>> start

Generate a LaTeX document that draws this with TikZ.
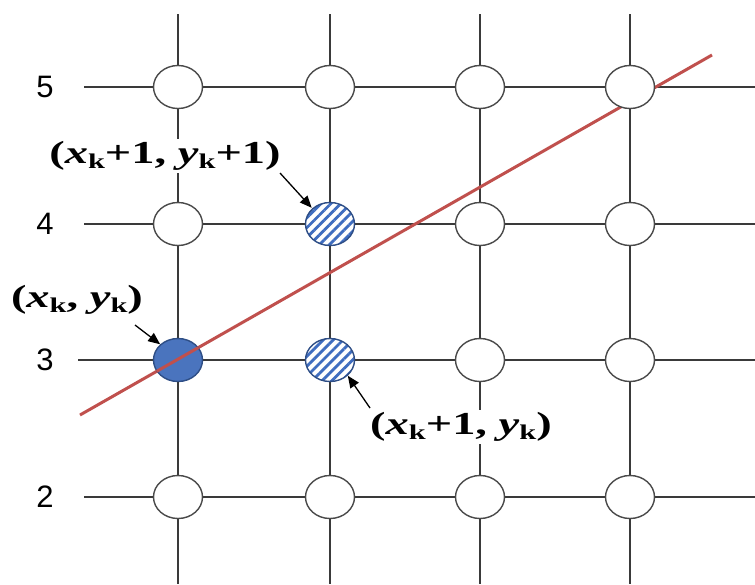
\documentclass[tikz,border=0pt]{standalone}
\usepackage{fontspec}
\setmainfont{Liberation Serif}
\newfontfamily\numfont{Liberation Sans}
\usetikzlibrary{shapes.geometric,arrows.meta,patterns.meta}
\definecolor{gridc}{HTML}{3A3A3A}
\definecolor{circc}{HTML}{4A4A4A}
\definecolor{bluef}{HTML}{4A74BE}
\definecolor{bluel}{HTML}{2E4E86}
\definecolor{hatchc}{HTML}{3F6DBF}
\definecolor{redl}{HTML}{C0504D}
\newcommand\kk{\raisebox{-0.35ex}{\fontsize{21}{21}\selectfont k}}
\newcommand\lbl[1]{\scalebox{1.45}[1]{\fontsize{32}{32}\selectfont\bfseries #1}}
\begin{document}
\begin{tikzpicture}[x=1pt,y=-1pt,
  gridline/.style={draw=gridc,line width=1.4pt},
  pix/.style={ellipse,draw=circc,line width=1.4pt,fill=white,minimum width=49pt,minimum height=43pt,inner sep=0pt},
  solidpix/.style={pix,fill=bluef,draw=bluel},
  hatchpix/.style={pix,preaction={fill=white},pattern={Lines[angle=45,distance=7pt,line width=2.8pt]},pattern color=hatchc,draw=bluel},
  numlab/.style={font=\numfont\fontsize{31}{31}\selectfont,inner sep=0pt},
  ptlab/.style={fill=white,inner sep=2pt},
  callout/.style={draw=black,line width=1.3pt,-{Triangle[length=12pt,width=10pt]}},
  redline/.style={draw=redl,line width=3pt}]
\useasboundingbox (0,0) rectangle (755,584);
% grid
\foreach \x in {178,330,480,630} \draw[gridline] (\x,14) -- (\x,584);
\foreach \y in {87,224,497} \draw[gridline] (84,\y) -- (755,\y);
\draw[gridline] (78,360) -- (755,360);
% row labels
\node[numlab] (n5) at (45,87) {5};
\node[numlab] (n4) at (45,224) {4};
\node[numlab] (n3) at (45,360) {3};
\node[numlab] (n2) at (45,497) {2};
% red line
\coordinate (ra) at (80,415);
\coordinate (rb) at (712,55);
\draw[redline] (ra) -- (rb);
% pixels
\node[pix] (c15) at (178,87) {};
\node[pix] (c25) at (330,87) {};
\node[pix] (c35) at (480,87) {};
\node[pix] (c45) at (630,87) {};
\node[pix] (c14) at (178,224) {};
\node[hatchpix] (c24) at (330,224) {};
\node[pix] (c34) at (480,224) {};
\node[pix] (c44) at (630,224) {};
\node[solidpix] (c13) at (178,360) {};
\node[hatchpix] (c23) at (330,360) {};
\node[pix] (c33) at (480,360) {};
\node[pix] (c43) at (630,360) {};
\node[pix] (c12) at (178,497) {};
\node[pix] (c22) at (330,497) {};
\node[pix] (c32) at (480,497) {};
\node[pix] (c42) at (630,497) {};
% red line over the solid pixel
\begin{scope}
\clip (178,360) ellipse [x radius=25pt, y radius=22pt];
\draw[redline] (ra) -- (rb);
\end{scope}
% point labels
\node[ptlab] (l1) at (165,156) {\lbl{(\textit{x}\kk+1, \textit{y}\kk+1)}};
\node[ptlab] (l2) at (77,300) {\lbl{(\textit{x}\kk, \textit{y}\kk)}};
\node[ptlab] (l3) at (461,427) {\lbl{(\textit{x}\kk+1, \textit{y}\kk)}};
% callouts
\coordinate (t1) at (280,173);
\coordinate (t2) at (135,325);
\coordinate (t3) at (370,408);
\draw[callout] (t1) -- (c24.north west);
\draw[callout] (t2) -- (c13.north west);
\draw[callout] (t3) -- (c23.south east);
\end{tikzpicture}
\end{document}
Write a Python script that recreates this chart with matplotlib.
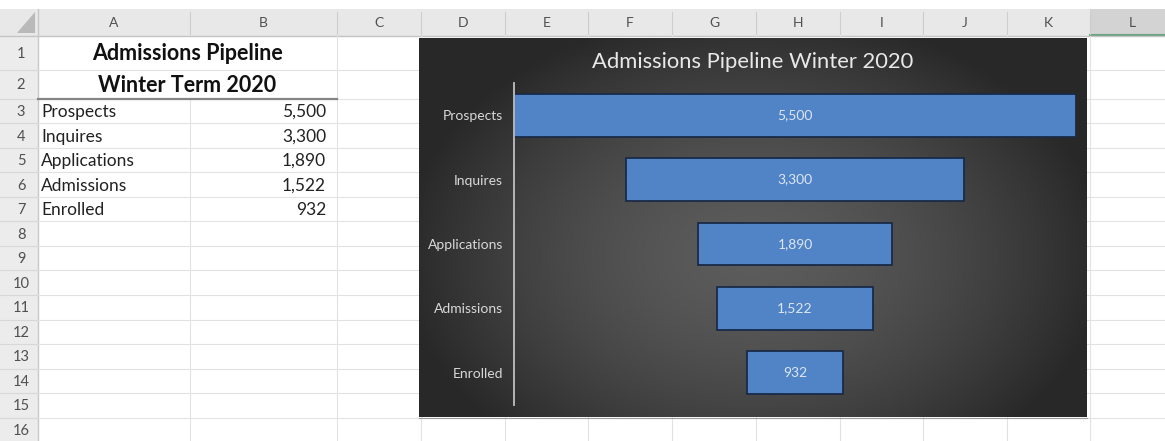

>> end

• **Exercise aim**:
Write out each entry exactly as given, omitting any picture.

• **The answer**:
Generate a LaTeX document that draws this with TikZ.
\documentclass[tikz,border=0pt]{standalone}
\usepackage{fontspec}
\setmainfont{Liberation Serif}
\newfontfamily\numfont{Liberation Sans}
\usetikzlibrary{shapes.geometric,arrows.meta,patterns.meta}
\definecolor{gridc}{HTML}{3A3A3A}
\definecolor{circc}{HTML}{4A4A4A}
\definecolor{bluef}{HTML}{4A74BE}
\definecolor{bluel}{HTML}{2E4E86}
\definecolor{hatchc}{HTML}{3F6DBF}
\definecolor{redl}{HTML}{C0504D}
\newcommand\kk{\raisebox{-0.35ex}{\fontsize{21}{21}\selectfont k}}
\newcommand\lbl[1]{\scalebox{1.45}[1]{\fontsize{32}{32}\selectfont\bfseries #1}}
\begin{document}
\begin{tikzpicture}[x=1pt,y=-1pt,
  gridline/.style={draw=gridc,line width=1.4pt},
  pix/.style={ellipse,draw=circc,line width=1.4pt,fill=white,minimum width=49pt,minimum height=43pt,inner sep=0pt},
  solidpix/.style={pix,fill=bluef,draw=bluel},
  hatchpix/.style={pix,preaction={fill=white},pattern={Lines[angle=45,distance=7pt,line width=2.8pt]},pattern color=hatchc,draw=bluel},
  numlab/.style={font=\numfont\fontsize{31}{31}\selectfont,inner sep=0pt},
  ptlab/.style={fill=white,inner sep=2pt},
  callout/.style={draw=black,line width=1.3pt,-{Triangle[length=12pt,width=10pt]}},
  redline/.style={draw=redl,line width=3pt}]
\useasboundingbox (0,0) rectangle (755,584);
% grid
\foreach \x in {178,330,480,630} \draw[gridline] (\x,14) -- (\x,584);
\foreach \y in {87,224,497} \draw[gridline] (84,\y) -- (755,\y);
\draw[gridline] (78,360) -- (755,360);
% row labels
\node[numlab] (n5) at (45,87) {5};
\node[numlab] (n4) at (45,224) {4};
\node[numlab] (n3) at (45,360) {3};
\node[numlab] (n2) at (45,497) {2};
% red line
\coordinate (ra) at (80,415);
\coordinate (rb) at (712,55);
\draw[redline] (ra) -- (rb);
% pixels
\node[pix] (c15) at (178,87) {};
\node[pix] (c25) at (330,87) {};
\node[pix] (c35) at (480,87) {};
\node[pix] (c45) at (630,87) {};
\node[pix] (c14) at (178,224) {};
\node[hatchpix] (c24) at (330,224) {};
\node[pix] (c34) at (480,224) {};
\node[pix] (c44) at (630,224) {};
\node[solidpix] (c13) at (178,360) {};
\node[hatchpix] (c23) at (330,360) {};
\node[pix] (c33) at (480,360) {};
\node[pix] (c43) at (630,360) {};
\node[pix] (c12) at (178,497) {};
\node[pix] (c22) at (330,497) {};
\node[pix] (c32) at (480,497) {};
\node[pix] (c42) at (630,497) {};
% red line over the solid pixel
\begin{scope}
\clip (178,360) ellipse [x radius=25pt, y radius=22pt];
\draw[redline] (ra) -- (rb);
\end{scope}
% point labels
\node[ptlab] (l1) at (165,156) {\lbl{(\textit{x}\kk+1, \textit{y}\kk+1)}};
\node[ptlab] (l2) at (77,300) {\lbl{(\textit{x}\kk, \textit{y}\kk)}};
\node[ptlab] (l3) at (461,427) {\lbl{(\textit{x}\kk+1, \textit{y}\kk)}};
% callouts
\coordinate (t1) at (280,173);
\coordinate (t2) at (135,325);
\coordinate (t3) at (370,408);
\draw[callout] (t1) -- (c24.north west);
\draw[callout] (t2) -- (c13.north west);
\draw[callout] (t3) -- (c23.south east);
\end{tikzpicture}
\end{document}
Write a Python script that recreates this chart with matplotlib.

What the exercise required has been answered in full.